Dan tentu saja, menurutnya, penugasan tersebut meliputi tanggungjawab wilayah penyaluran dan pendistribusian nasional mulai ujung barat sampai ujung timur NKRI dengan subsidi silang margin mereka apalagi mereka untung besar.
"Pemerintah saja bisa bikin aturan BBM satu harga. Apalagi 11 pabrik rafinasi ditugasi dengan untung besar pasti lebih piawai melaksanakan tugas tersebut contohnya wilayah Jawa 1 harga," ungkapnya.
Jadi, kata Edy, kalau DPRD memahaminya salah maka menghitungnya juga akan salah.
Menurutnya, klaim bahwa 20 persen penyediaan lahan untuk penanaman tebu secara bertahap selama 5 tahun sampai pada akhirnya cukup memenuhi kapasitasnya pada tahun ke 5, artinya tahun ke 6 sudah tidak dapat komisioning raw sugar juga kurang masuk akal.

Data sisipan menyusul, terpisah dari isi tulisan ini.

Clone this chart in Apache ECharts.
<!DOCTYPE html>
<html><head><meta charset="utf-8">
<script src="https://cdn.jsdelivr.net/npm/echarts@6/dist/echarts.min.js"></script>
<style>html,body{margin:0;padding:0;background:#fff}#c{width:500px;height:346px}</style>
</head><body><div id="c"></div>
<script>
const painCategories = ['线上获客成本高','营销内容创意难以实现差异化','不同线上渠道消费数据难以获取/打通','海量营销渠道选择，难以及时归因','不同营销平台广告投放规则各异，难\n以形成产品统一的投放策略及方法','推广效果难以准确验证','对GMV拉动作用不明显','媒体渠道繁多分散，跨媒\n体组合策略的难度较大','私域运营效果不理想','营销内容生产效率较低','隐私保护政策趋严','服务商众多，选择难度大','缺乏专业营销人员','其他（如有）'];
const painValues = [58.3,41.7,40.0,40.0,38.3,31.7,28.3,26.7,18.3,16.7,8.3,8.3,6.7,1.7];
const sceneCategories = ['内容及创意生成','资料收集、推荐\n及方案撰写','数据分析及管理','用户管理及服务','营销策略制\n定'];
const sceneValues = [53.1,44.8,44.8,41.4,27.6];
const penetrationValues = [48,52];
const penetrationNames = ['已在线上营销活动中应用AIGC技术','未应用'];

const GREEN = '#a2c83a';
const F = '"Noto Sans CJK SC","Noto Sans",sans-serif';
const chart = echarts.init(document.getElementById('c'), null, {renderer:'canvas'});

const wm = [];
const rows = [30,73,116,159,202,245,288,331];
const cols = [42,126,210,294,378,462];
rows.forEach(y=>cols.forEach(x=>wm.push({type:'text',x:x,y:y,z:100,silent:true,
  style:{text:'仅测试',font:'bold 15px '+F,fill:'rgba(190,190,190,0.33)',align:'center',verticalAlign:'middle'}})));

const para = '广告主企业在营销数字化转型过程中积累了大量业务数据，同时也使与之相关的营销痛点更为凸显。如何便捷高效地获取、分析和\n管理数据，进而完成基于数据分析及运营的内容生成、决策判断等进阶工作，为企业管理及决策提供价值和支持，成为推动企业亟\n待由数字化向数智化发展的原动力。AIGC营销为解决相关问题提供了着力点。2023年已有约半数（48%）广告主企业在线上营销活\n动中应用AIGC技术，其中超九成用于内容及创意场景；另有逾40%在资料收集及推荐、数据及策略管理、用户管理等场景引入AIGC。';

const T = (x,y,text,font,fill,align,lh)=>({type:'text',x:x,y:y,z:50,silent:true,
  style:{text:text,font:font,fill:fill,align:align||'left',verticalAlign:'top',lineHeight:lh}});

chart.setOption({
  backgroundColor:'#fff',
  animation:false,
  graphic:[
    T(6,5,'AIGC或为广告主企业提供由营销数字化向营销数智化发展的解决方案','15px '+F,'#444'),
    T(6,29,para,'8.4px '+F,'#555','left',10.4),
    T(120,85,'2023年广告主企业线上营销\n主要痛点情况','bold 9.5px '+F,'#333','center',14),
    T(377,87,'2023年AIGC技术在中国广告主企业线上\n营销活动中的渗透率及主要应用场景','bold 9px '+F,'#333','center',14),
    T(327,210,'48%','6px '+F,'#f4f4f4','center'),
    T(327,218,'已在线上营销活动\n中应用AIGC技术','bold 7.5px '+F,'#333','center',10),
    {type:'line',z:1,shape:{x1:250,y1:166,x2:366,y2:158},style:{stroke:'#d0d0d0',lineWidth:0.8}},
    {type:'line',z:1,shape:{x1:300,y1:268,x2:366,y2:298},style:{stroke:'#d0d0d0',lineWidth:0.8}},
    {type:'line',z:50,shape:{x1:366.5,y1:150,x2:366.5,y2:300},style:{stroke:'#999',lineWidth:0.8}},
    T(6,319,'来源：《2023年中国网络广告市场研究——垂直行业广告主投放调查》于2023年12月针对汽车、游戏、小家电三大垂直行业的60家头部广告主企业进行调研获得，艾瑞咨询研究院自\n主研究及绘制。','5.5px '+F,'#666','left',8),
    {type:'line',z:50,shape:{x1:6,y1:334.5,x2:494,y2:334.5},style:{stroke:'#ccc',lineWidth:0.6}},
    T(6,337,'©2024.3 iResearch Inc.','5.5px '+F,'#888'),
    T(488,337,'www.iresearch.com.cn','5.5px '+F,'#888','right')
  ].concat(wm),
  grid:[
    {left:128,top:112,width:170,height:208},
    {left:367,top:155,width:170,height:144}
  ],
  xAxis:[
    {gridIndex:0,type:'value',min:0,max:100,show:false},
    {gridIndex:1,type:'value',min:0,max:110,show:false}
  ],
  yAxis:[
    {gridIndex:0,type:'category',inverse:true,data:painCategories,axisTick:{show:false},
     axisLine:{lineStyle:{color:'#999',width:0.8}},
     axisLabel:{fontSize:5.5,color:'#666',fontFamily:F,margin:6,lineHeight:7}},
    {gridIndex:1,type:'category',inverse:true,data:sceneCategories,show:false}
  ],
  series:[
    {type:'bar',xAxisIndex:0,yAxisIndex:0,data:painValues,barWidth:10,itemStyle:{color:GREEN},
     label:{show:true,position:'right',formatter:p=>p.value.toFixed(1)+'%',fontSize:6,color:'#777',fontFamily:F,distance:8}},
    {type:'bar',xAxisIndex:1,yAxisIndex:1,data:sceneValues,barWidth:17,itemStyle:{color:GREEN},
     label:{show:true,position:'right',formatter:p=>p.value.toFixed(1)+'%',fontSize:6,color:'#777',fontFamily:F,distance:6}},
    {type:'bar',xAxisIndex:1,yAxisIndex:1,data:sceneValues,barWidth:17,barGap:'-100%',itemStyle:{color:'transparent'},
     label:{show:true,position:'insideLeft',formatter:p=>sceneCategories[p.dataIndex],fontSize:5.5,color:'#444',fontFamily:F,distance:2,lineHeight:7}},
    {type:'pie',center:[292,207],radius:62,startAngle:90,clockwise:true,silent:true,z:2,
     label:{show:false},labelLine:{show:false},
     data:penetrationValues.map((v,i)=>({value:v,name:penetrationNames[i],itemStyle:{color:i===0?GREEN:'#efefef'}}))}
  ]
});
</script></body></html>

"Lhaa kalau 20% tebunya terus sisanya masih dari impor raw sugar dan atau ambil tebu daerah lainnya kan tidak benar. Apa iya dengan 20% nanam tebu pabrik bisa untung? Pertanyaannya, terus bahan baku yang 80% dari mana, mestinya akal sehat yang harusnya di pakai," sambungnya.
Harusnya, kata dia, kehadiran pabrik gula baru di Jatim dapat membantu dan menggenjot produksi gula untuk kebutuhan masyarakat Jatim.

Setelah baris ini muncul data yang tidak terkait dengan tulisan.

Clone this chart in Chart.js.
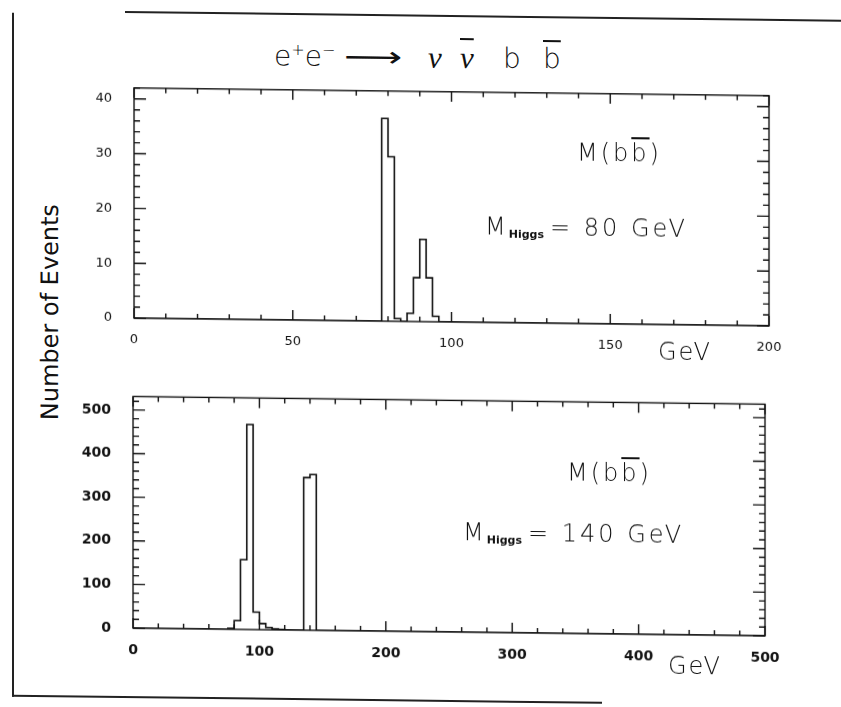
<!DOCTYPE html>
<html>
<head>
<meta charset="utf-8">
<script src="https://cdn.jsdelivr.net/npm/chart.js@4.4.1/dist/chart.umd.min.js"></script>
<style>
  html, body { margin: 0; padding: 0; background: #fff; overflow: hidden; }
  #page { position: relative; width: 841px; height: 707px; font-family: "DejaVu Sans", sans-serif; font-weight: 200; color: #111;
          transform: skewY(0.7deg); transform-origin: 451px 0; }
  canvas { position: absolute; }
  .txt { position: absolute; white-space: nowrap; line-height: 1; }
  .ov { text-decoration: overline; text-decoration-thickness: 1.5px; }
  .line { position: absolute; background: #222; }
  sub.h { font-size: 11px; font-weight: bold; vertical-align: -3px; letter-spacing: 0; margin-right: 6px; }
  .tt { position: absolute; top: 44px; font-size: 28px; line-height: 1; }
  .nu { font-family: "Liberation Serif", serif; font-style: italic; font-weight: normal; font-size: 31px; }
  .ann { font-size: 24px; letter-spacing: 3px; }
</style>
</head>
<body>
<div id="page">
  <div class="line" style="left:125px; top:15px; width:716px; height:1.5px"></div>
  <div class="line" style="left:12px; top:18px; width:1.5px; height:684px"></div>
  <div class="line" style="left:12px; top:700px; width:590px; height:1.5px"></div>

  <!-- title -->
  <span class="tt" style="left:274px">e<sup style="font-size:16px">+</sup>e<sup style="font-size:16px">−</sup></span>
  <span class="tt" style="left:344px; transform: scaleX(1.45); transform-origin: 0 50%">⟶</span>
  <span class="tt nu" style="left:428px; top:42px">ν</span>
  <span class="tt nu ov" style="left:460px; top:42px">ν</span>
  <span class="tt" style="left:503px">b</span>
  <span class="tt ov" style="left:543px">b</span>

  <div class="txt" style="top:317px; left:50px; font-size:24px; font-weight:normal; transform: translate(-50%, -50%) rotate(-90deg);">Number of Events</div>

  <canvas id="topChart" width="720" height="300" style="left:70px; top:70px"></canvas>
  <canvas id="lowChart" width="720" height="300" style="left:70px; top:378px"></canvas>

  <div class="txt ann" style="left:577px; top:139px">M(b<span class="ov">b</span>)</div>
  <div class="txt ann" style="left:485px; top:214px">M<sub class="h">Higgs</sub>= 80 GeV</div>
  <div class="txt" style="left:658px; top:337px; font-size:24px; letter-spacing:2px">GeV</div>

  <div class="txt ann" style="left:567px; top:459px">M(b<span class="ov">b</span>)</div>
  <div class="txt ann" style="left:463px; top:520px">M<sub class="h">Higgs</sub>= 140 GeV</div>
  <div class="txt" style="left:668px; top:651px; font-size:24px; letter-spacing:2px">GeV</div>
</div>

<script>
// M(bb) histograms, bin lower edges (GeV) and events per bin
const topMass   = [0, 76, 78, 80, 82, 84, 86, 88, 90, 92, 94, 96, 200];
const topEvents = [0, 0, 37, 30, 0.5, 0, 1.5, 8, 15, 8, 1, 0, 0];
const topXTicks = [0, 50, 100, 150, 200];
const topYTicks = [0, 10, 20, 30, 40];

const lowMass   = [0, 75, 80, 85, 90, 95, 100, 105, 110, 115, 120, 135, 140, 145, 500];
const lowEvents = [0, 2, 20, 160, 470, 40, 14, 5, 2, 1, 0, 350, 357, 0, 0];
const lowXTicks = [0, 100, 200, 300, 400, 500];
const lowYTicks = [0, 100, 200, 300, 400, 500];

// box + inward ticks on all four sides
const innerTicks = {
  id: 'innerTicks',
  afterDatasetsDraw(chart, args, o) {
    const { ctx, chartArea: a, scales: { x, y } } = chart;
    ctx.save();
    ctx.strokeStyle = '#111';
    ctx.lineWidth = 1.4;
    ctx.strokeRect(a.left, a.top, a.width, a.height);
    ctx.beginPath();
    for (let v = x.min; v <= x.max + 1e-6; v += o.xStep) {
      const px = x.getPixelForValue(v);
      const len = Math.abs(v % o.xMajor) < 1e-6 ? 10 : 5;
      ctx.moveTo(px, a.bottom); ctx.lineTo(px, a.bottom - len);
      ctx.moveTo(px, a.top); ctx.lineTo(px, a.top + len);
    }
    for (let v = 0; v <= y.max + 1e-6; v += o.yStep) {
      const py = y.getPixelForValue(v);
      const len = Math.abs(v % o.yMajor) < 1e-6 ? 12 : 6;
      ctx.moveTo(a.left, py); ctx.lineTo(a.left + len, py);
      ctx.moveTo(a.right, py); ctx.lineTo(a.right - len, py);
    }
    ctx.stroke();
    ctx.restore();
  }
};

function histChart(id, mass, events, xTicks, yTicks, xMax, yMax, lay, tk, font) {
  new Chart(document.getElementById(id), {
    type: 'line',
    data: {
      datasets: [{
        data: mass.map((m, i) => ({ x: m, y: events[i] })),
        stepped: 'before',
        borderColor: '#111',
        borderWidth: 1.6,
        pointRadius: 0,
        fill: false
      }]
    },
    options: {
      responsive: false,
      animation: false,
      devicePixelRatio: 1,
      layout: { padding: lay.pad },
      scales: {
        x: {
          type: 'linear', min: 0, max: xMax,
          afterBuildTicks: s => { s.ticks = xTicks.map(v => ({ value: v })) },
          afterFit: s => { s.height = lay.xh },
          grid: { display: false },
          border: { display: false },
          ticks: { color: '#111', font: font, padding: 6, maxRotation: 0, autoSkip: false }
        },
        y: {
          type: 'linear', min: 0, max: yMax,
          afterBuildTicks: s => { s.ticks = yTicks.map(v => ({ value: v })) },
          afterFit: s => { s.width = lay.yw },
          grid: { display: false },
          border: { display: false },
          ticks: { color: '#111', font: font, padding: 14 }
        }
      },
      plugins: {
        legend: { display: false },
        tooltip: { enabled: false },
        innerTicks: tk
      }
    },
    plugins: [innerTicks]
  });
}

histChart('topChart', topMass, topEvents, topXTicks, topYTicks, 200, 42,
  { pad: { top: 14, right: 21, bottom: 0, left: 0 }, xh: 48, yw: 64 },
  { xStep: 10, xMajor: 50, yStep: 2, yMajor: 10 },
  { family: 'DejaVu Sans', size: 13 });

histChart('lowChart', lowMass, lowEvents, lowXTicks, lowYTicks, 500, 531,
  { pad: { top: 14, right: 25, bottom: 0, left: 0 }, xh: 46, yw: 63 },
  { xStep: 20, xMajor: 100, yStep: 20, yMajor: 100 },
  { family: 'DejaVu Sans', size: 14, weight: 'bold' });
</script>
</body>
</html>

"Tapi kalau hadirnya invest pabrik baru hanya untuk mematikan pabrik lama, Ngapain (ini masuk daftar investasi Negatif). Sejatinya swasembada itu padahal menambah atau meningkatkan jumlah produksinya, ini yang terjadi justru sebaliknya. Sebelum ada pabrik swasta baru, luas tanam kita mencapai 210rb hektar dengan produksi gula 1jt sampai 1.2 jt ton. Sekarang dengan adanya pabrik baru luas tanam cenderung menurun dan produksi gula juga menurun, salah satunya karena gula Rafinasi rembes ke pasar," ungkapnya.

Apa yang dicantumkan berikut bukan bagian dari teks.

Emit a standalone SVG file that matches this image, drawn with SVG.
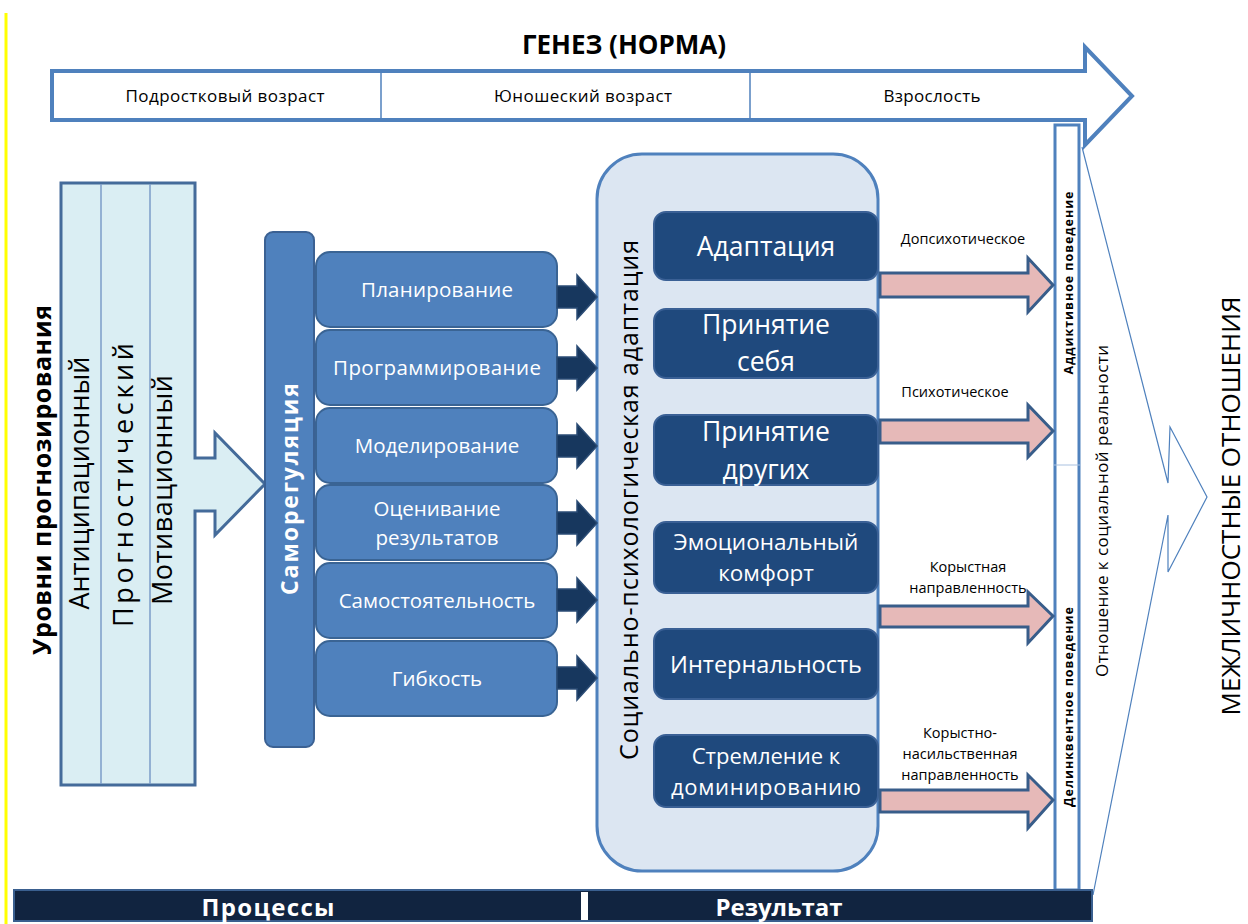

Edy menambahkan, sebelum adanya Permenperin 03/2021, instrument atau aturan yang dibuat pemerintah saat itu kurang kuat.
"Dan lebih parah lagi pengaturan izin soal pabrik gula kurang memadai sebelum adanya Permemperin 03/2021. Bayangkan satu pabrik lahir 2 macam gula ada Gula Kristal Putih (GKP) dan Gula Kristal Rafinasi (GKR) apalagi dengan GKP dapat penugasan bahan baku raw sugar import, ini kan sama saja mematikan industri gula berbasis tebu rakyat. Dengan hadirnya Permenperin 03/2021 persoalan itu mulai dibenahi," tandasnya.
Selain itu, kata Edy lagi, sebelum lahirnya Permenperin 03/2021, tatakelola gula khususnya pengawasan kurang kuat ketika ada kecurangan-kecurangan misalnya.
"Bagaimana penegak hukum membedakan pelanggarannya dan bagaimana mengaudit itu, sebelum terbitnya Permenperin 03/2021 agak susah melakukan audit dan pengawasan, mereka bisa leluasa dimana gula raw sugar bisa diproses ke GKP. Terus suruh bersaing, pertanyaaannya gimana mereka bisa jual gula lebih murah?Sementara Harga Pokok Pembelian (HPP) petani tinggi, tenaga kerja mahal, pupuk mahal apalagi subsidi susah bahkan tebu hampir punah tidak dapat subsidi sewa lahan dan kalah saing. Sementara pemerintah menghitung Biaya Beban Produksi (BBP) komponennya pupuk subsidi," tandasnya.
"Apa ini yang di inginkan dan di tunggu matinya industri dalam negeri berbasis tebu. Kalau sudah petani mati dan tidak tanam tebu, berharap import terus lebih murah. Kalau sudah lumpuh dan tergantung maka tinggal nunggu negara di bunuh ekonominya oleh negara lain," sambungnya.
Edy juga menduga, pembelian tebu hasil panen petani dengan harga tinggi sebagai siasat belaka agar mendapat jatah impor gula rafinasi.
"Rendemen tinggi bolehlah dinikmati petani yang setor namun itu hanya untuk mengelabui bahwa 2 PG tersebut sudah cukup memenuhi syarat tebu namun berharap 80% bahan baku kekurangannya di beri ijin import," tandasnya.
Sekali lagi, Edy menegaskan, hadirnya Permemperin no 3 tahun 2021 itu sudah tepat dan sebagai instrument bagi masyarakat dan penegak hukum dalam pengawasan terhadap peredaran gula sesuai jenis dan peruntukannya.
"Karena gula masuk dalam barang yang di awasi atau dalam pengawasan oleh negara. Peraturan di tetapkan untuk melindungi dan menjaga semua pihak supaya program swasembada bisa tercapai tentunya secara bertahap mengurangi impor dan menaikkan produksi dengan menjamin kelangsungan budidaya tanaman tebu dan pabriknya," pungkasnya.